Most of us are familiar with the Boy Scout motto, "Be Prepared," but how many actually follow this good advice in all circumstances? The answer is not many. And how many of us carry the so-called "Ten Essentials" every time we go out? Again, the answer is, not many. Just ask yourself this question: "If I go for a day hike and I'm not able to get back to the trailhead by dark, would I be able to survive the night?" Even in temperate climates the answer may be "no." In Colorado where I live , temperatures usually drop dramatically at night, sometimes even below freezing, especially in the mountains. And we all know that rain, even on a hot summer day, can strip the body of its normal warmth and lead to hypothermia.

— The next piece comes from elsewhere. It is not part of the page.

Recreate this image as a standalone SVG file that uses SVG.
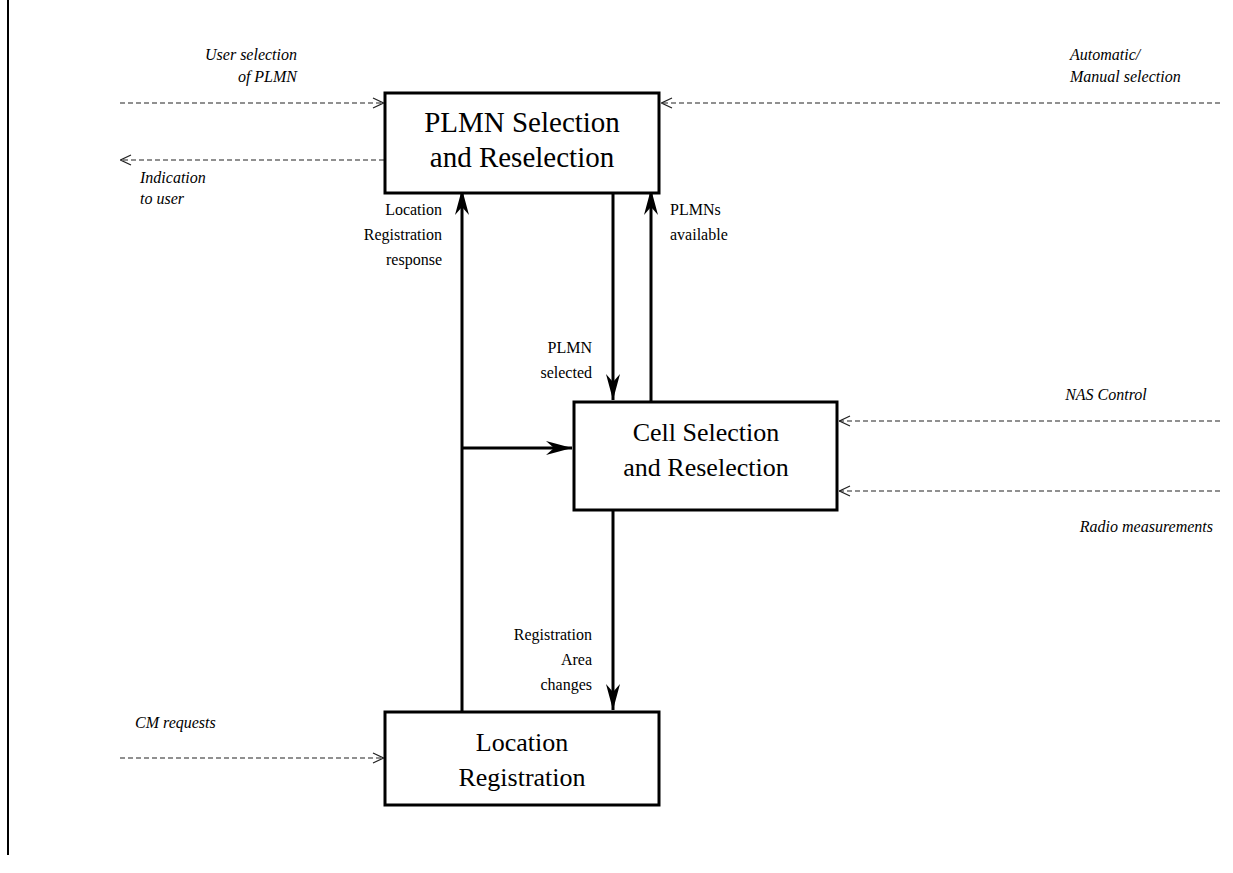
<svg xmlns="http://www.w3.org/2000/svg" width="1233" height="873" viewBox="0 0 1233 873">
<style>
.box{fill:#fff;stroke:#000;stroke-width:3}
.bt{font-family:'Liberation Serif','Times New Roman',Times,'DejaVu Serif',serif;font-size:26px;text-anchor:middle;fill:#000}
.bt2{font-size:29px}
.lb{font-family:'Liberation Serif','Times New Roman',Times,'DejaVu Serif',serif;font-size:16px;fill:#000}
.it{font-family:'Liberation Serif','Times New Roman',Times,'DejaVu Serif',serif;font-size:16px;font-style:italic;fill:#000}
.solid{stroke:#000;stroke-width:3;fill:none}
.dash{stroke:#222;stroke-width:1.2;stroke-dasharray:5 3;fill:none}
</style>
<defs>
<marker id="ah" markerUnits="userSpaceOnUse" viewBox="0 0 26 14" refX="26" refY="7" markerWidth="26" markerHeight="14" orient="auto">
<path d="M0,0 L26,7 L0,14 L8,7 z" fill="#000"/>
</marker>
<marker id="oa" markerUnits="userSpaceOnUse" viewBox="0 0 12 12" refX="12" refY="6" markerWidth="12" markerHeight="12" orient="auto">
<path d="M1,1 L11.5,6 L1,11" fill="none" stroke="#222" stroke-width="1.2"/>
</marker>
</defs>
<rect width="1233" height="873" fill="#fff"/>
<line x1="8" y1="0" x2="8" y2="855" stroke="#000" stroke-width="2"/>
<g id="connectors">
<path class="solid" d="M462,712 V189" marker-end="url(#ah)"/>
<path class="solid" d="M462,448 H572" marker-end="url(#ah)"/>
<path class="solid" d="M613,193 V400" marker-end="url(#ah)"/>
<path class="solid" d="M651,402 V189" marker-end="url(#ah)"/>
<path class="solid" d="M613,510 V710" marker-end="url(#ah)"/>
<path class="dash" d="M120,103 H384" marker-end="url(#oa)"/>
<path class="dash" d="M384,160 H120" marker-end="url(#oa)"/>
<path class="dash" d="M1220,103 H661" marker-end="url(#oa)"/>
<path class="dash" d="M1220,421 H839" marker-end="url(#oa)"/>
<path class="dash" d="M1220,491 H839" marker-end="url(#oa)"/>
<path class="dash" d="M120,758 H384" marker-end="url(#oa)"/>
<text class="lb" text-anchor="end" x="442" y="215">Location</text>
<text class="lb" text-anchor="end" x="442" y="240">Registration</text>
<text class="lb" text-anchor="end" x="442" y="265">response</text>
<text class="lb" x="670" y="215">PLMNs</text>
<text class="lb" x="670" y="240">available</text>
<text class="lb" text-anchor="end" x="592" y="353">PLMN</text>
<text class="lb" text-anchor="end" x="592" y="378">selected</text>
<text class="lb" text-anchor="end" x="592" y="640">Registration</text>
<text class="lb" text-anchor="end" x="592" y="665">Area</text>
<text class="lb" text-anchor="end" x="592" y="690">changes</text>
<text class="it" text-anchor="end" x="297" y="60">User selection</text>
<text class="it" text-anchor="end" x="297" y="82">of PLMN</text>
<text class="it" x="140" y="183">Indication</text>
<text class="it" x="140" y="204">to user</text>
<text class="it" x="1070" y="60">Automatic/</text>
<text class="it" x="1070" y="82">Manual selection</text>
<text class="it" text-anchor="middle" x="1106" y="400">NAS Control</text>
<text class="it" text-anchor="end" x="1213" y="532">Radio measurements</text>
<text class="it" x="135" y="728">CM requests</text>
</g>
<g id="plmn">
<rect class="box" x="385" y="93" width="274" height="100"/>
<text class="bt bt2" x="522" y="132">PLMN Selection</text>
<text class="bt bt2" x="522" y="167">and Reselection</text>
</g>
<g id="cell">
<rect class="box" x="574" y="402" width="263" height="108"/>
<text class="bt" x="706" y="441">Cell Selection</text>
<text class="bt" x="706" y="476">and Reselection</text>
</g>
<g id="locreg">
<rect class="box" x="385" y="712" width="274" height="93"/>
<text class="bt" x="522" y="751">Location</text>
<text class="bt" x="522" y="786">Registration</text>
</g>
</svg>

My advice to you is to be prepared for what is POSSIBLE, not what is PROBABLE. in other words, the forecast may be for clear weather, but you should still carry rain gear because it COULD rain. Obviously there are limits. You don't want to carry a huge pack every time you you go for a jog on the greenbelt. But there are some lightweight things you can carry in a fanny pack without getting bogged down. I would start with the Ten Essentials: food, water, knife, first aid kit, map, extra clothing, fire starters, compass, space blanket, and flashlight.
I also carry at least one 55-gallon plastic bag which folds up pretty small. It makes a dandy bivvy sack if you have to spend the night out. In addition I carry a lightweight plastic poncho which you can buy for less than a dollar to keep my top half and my pack dry. And while we're on the subject of plastic, I always carry two plastic bread bags. I slip them over my socks in wet weather to keep my feet dry. Amazingly, I have hiked many miles on bread bags with no problem!

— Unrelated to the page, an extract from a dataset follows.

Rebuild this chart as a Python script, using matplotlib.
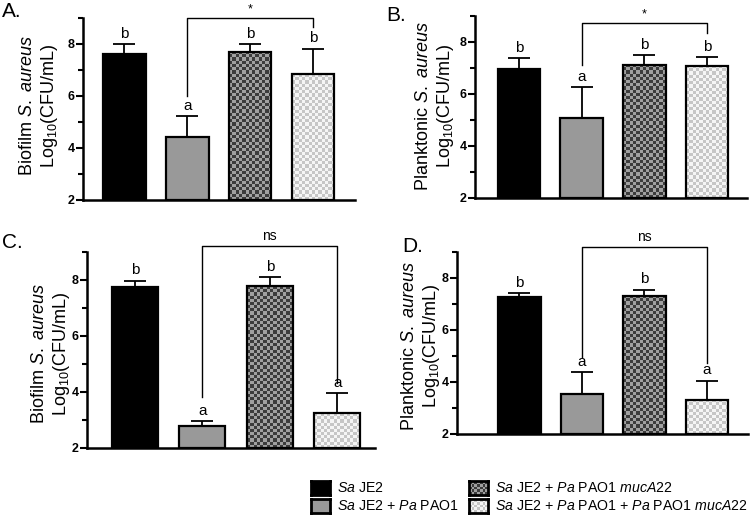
import matplotlib
matplotlib.use('Agg')
import matplotlib.pyplot as plt
import numpy as np
from matplotlib.colors import ListedColormap
from matplotlib.patches import Rectangle

plt.rcParams['font.family'] = ['Liberation Sans', 'DejaVu Sans']
plt.rcParams['mathtext.fontset'] = 'custom'
plt.rcParams['mathtext.rm'] = 'Liberation Sans'
plt.rcParams['mathtext.it'] = 'Liberation Sans:italic'
plt.rcParams['mathtext.bf'] = 'Liberation Sans:bold'

# data
groups = ['$\\mathit{Sa}$ JE2',
          '$\\mathit{Sa}$ JE2 + $\\mathit{Pa}$ PAO1',
          '$\\mathit{Sa}$ JE2 + $\\mathit{Pa}$ PAO1 $\\mathit{mucA22}$',
          '$\\mathit{Sa}$ JE2 + $\\mathit{Pa}$ PAO1 + $\\mathit{Pa}$ PAO1 $\\mathit{mucA22}$']

mean_A = [7.62, 4.44, 7.70, 6.84]
err_A = [0.38, 0.78, 0.30, 0.97]
mean_B = [6.96, 5.08, 7.12, 7.08]
err_B = [0.42, 1.19, 0.38, 0.34]
mean_C = [7.75, 2.79, 7.78, 3.25]
err_C = [0.22, 0.17, 0.32, 0.71]
mean_D = [7.27, 3.54, 7.31, 3.31]
err_D = [0.15, 0.84, 0.23, 0.73]

letters_A = ['b', 'a', 'b', 'b']
letters_B = ['b', 'a', 'b', 'b']
letters_C = ['b', 'a', 'b', 'a']
letters_D = ['b', 'a', 'b', 'a']

# bracket: (left bar, right bar, left foot, top, right foot, label)
bracket_A = (1, 3, 6.0, 9.0, 8.65, '*')
bracket_B = (1, 3, 7.1, 8.73, 8.35, '*')
bracket_C = (1, 3, 3.82, 9.21, 4.32, 'ns')
bracket_D = (1, 3, 4.96, 9.19, 4.73, 'ns')

ylabel_biofilm = 'Biofilm $\\mathit{S.\\ aureus}$\nLog$_{10}$(CFU/mL)'
ylabel_plank = 'Planktonic $\\mathit{S.\\ aureus}$\nLog$_{10}$(CFU/mL)'

W, H = 750, 515
fig = plt.figure(figsize=(W / 100, H / 100), dpi=100)

fills = [('solid', '#000000'), ('solid', '#999999'),
         ('check', ('#3c3c3c', '#a0a0a0')), ('check', ('#c6c6c6', '#f5f5f5'))]


def px_axes(left, top, right, bottom):
    return fig.add_axes([left / W, 1 - bottom / H, (right - left) / W, (bottom - top) / H])


def checker(ax, x0, y0, w, h, colors, cell=3.2, clip=None, z=2):
    p0 = ax.transData.transform((x0, y0))
    p1 = ax.transData.transform((x0 + w, y0 + h))
    nx = max(1, int(round(abs(p1[0] - p0[0]) / cell)))
    ny = max(1, int(round(abs(p1[1] - p0[1]) / cell)))
    grid = np.add.outer(np.arange(ny), np.arange(nx)) % 2
    im = ax.imshow(grid, cmap=ListedColormap(list(colors)), extent=(x0, x0 + w, y0, y0 + h),
                   aspect='auto', interpolation='nearest', zorder=z, origin='lower')
    if clip is not None:
        im.set_clip_path(clip)
    return im


def panel(box, xlim, means, errs, letters, bracket, ylabel, label_xy, tag, tag_xy):
    ax = px_axes(*box)
    ax.set_xlim(*xlim)
    ax.set_ylim(2, 9)
    x = np.arange(4)
    width = 0.68
    bars = ax.bar(x, [m - 2 for m in means], width, bottom=2, color='none',
                  edgecolor='black', linewidth=1.6, zorder=3)
    for b, (kind, col) in zip(bars, fills):
        if kind == 'solid':
            b.set_facecolor(col)
        else:
            checker(ax, b.get_x(), b.get_y(), b.get_width(), b.get_height(), col, clip=b)
    ax.set_xlim(*xlim)
    ax.set_ylim(2, 9)
    ax.errorbar(x, means, yerr=[np.zeros(4), errs], fmt='none', ecolor='black',
                elinewidth=1.3, capsize=8, capthick=1.3, zorder=2)
    for xi, m, e, t in zip(x, means, errs, letters):
        ax.annotate(t, (xi, m + e), xytext=(0, 2.5), textcoords='offset points',
                    ha='center', va='bottom', fontsize=11)
    i, j, yl, yt, yr, s = bracket
    ax.plot([i, i, j, j], [yl, yt, yt, yr], color='black', lw=1.0, clip_on=False, zorder=4)
    ax.annotate(s, ((i + j) / 2, yt), xytext=(0, 2), textcoords='offset points',
                ha='center', va='bottom', fontsize=10 if s == 'ns' else 9,
                annotation_clip=False)
    for sp in ['top', 'right']:
        ax.spines[sp].set_visible(False)
    for sp in ['left', 'bottom']:
        ax.spines[sp].set_linewidth(1.8)
    ax.set_xticks([])
    ax.set_yticks([2, 4, 6, 8])
    ax.set_yticks([3, 5, 7, 9], minor=True)
    ax.tick_params(axis='y', which='major', length=5, width=1.5, labelsize=9, pad=1)
    ax.tick_params(axis='y', which='minor', length=3.5, width=1.5)
    for lab in ax.get_yticklabels():
        lab.set_fontweight('bold')
    fig.text(label_xy[0] / W, 1 - label_xy[1] / H, ylabel, rotation=90, ha='center',
             va='center', multialignment='center', fontsize=13, linespacing=1.2)
    fig.text(tag_xy[0] / W, 1 - tag_xy[1] / H, tag, fontsize=15, ha='left', va='top')
    return ax


panel((83, 18, 355, 200), (-0.66, 3.67), mean_A, err_A, letters_A, bracket_A,
      ylabel_biofilm, (39, 106), 'A.', (2, 2))
panel((475, 16, 747, 198), (-0.70, 3.64), mean_B, err_B, letters_B, bracket_B,
      ylabel_plank, (436, 106), 'B.', (386, 6))
panel((87, 252, 375, 448), (-0.71, 3.56), mean_C, err_C, letters_C, bracket_C,
      ylabel_biofilm, (51, 354), 'C.', (2, 233))
panel((457, 252, 748, 434), (-1.0, 3.66), mean_D, err_D, letters_D, bracket_D,
      ylabel_plank, (421, 346), 'D.', (402, 237))

# legend drawn by hand so the checker squares look like the bars
leg_pos = [(311, 488), (311, 506), (469, 488), (469, 506)]
for (lx, ly), (kind, col), name in zip(leg_pos, fills, groups):
    sq = px_axes(lx, ly - 7, lx + 19, ly + 7)
    sq.set_xlim(0, 1)
    sq.set_ylim(0, 1)
    if kind == 'solid':
        sq.add_patch(Rectangle((0, 0), 1, 1, color=col))
    else:
        checker(sq, 0, 0, 1, 1, col, cell=2.8)
        sq.set_xlim(0, 1)
        sq.set_ylim(0, 1)
    sq.set_xticks([])
    sq.set_yticks([])
    for sp in sq.spines.values():
        sp.set_linewidth(2.0)
    fig.text((lx + 26) / W, 1 - ly / H, name, fontsize=10.2, ha='left', va='center')

fig.savefig('out.png', dpi=100)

I also carry a pair of trauma shears which you can buy at Walgreens for cutting up clothing and packs to use as field expedients for bandages or for making a stretcher, and a small hand saw or wire saw to use for cutting down saplings for making a stretcher. These two items are what I call "effectiveness multipliers." They will greatly improve your effectiveness in a wilderness first aid situation.
Lastly, I always carry lights. If you have ever been be-nighted on the trail, you know the psychological value of having even a small light, not to mention the fact that it might keep you from walking off a cliff.
If you are still dubious about my "Be Prepared" advice, go hang out on your favorite hiking trail after dark some evening and see if you think you could survive the night.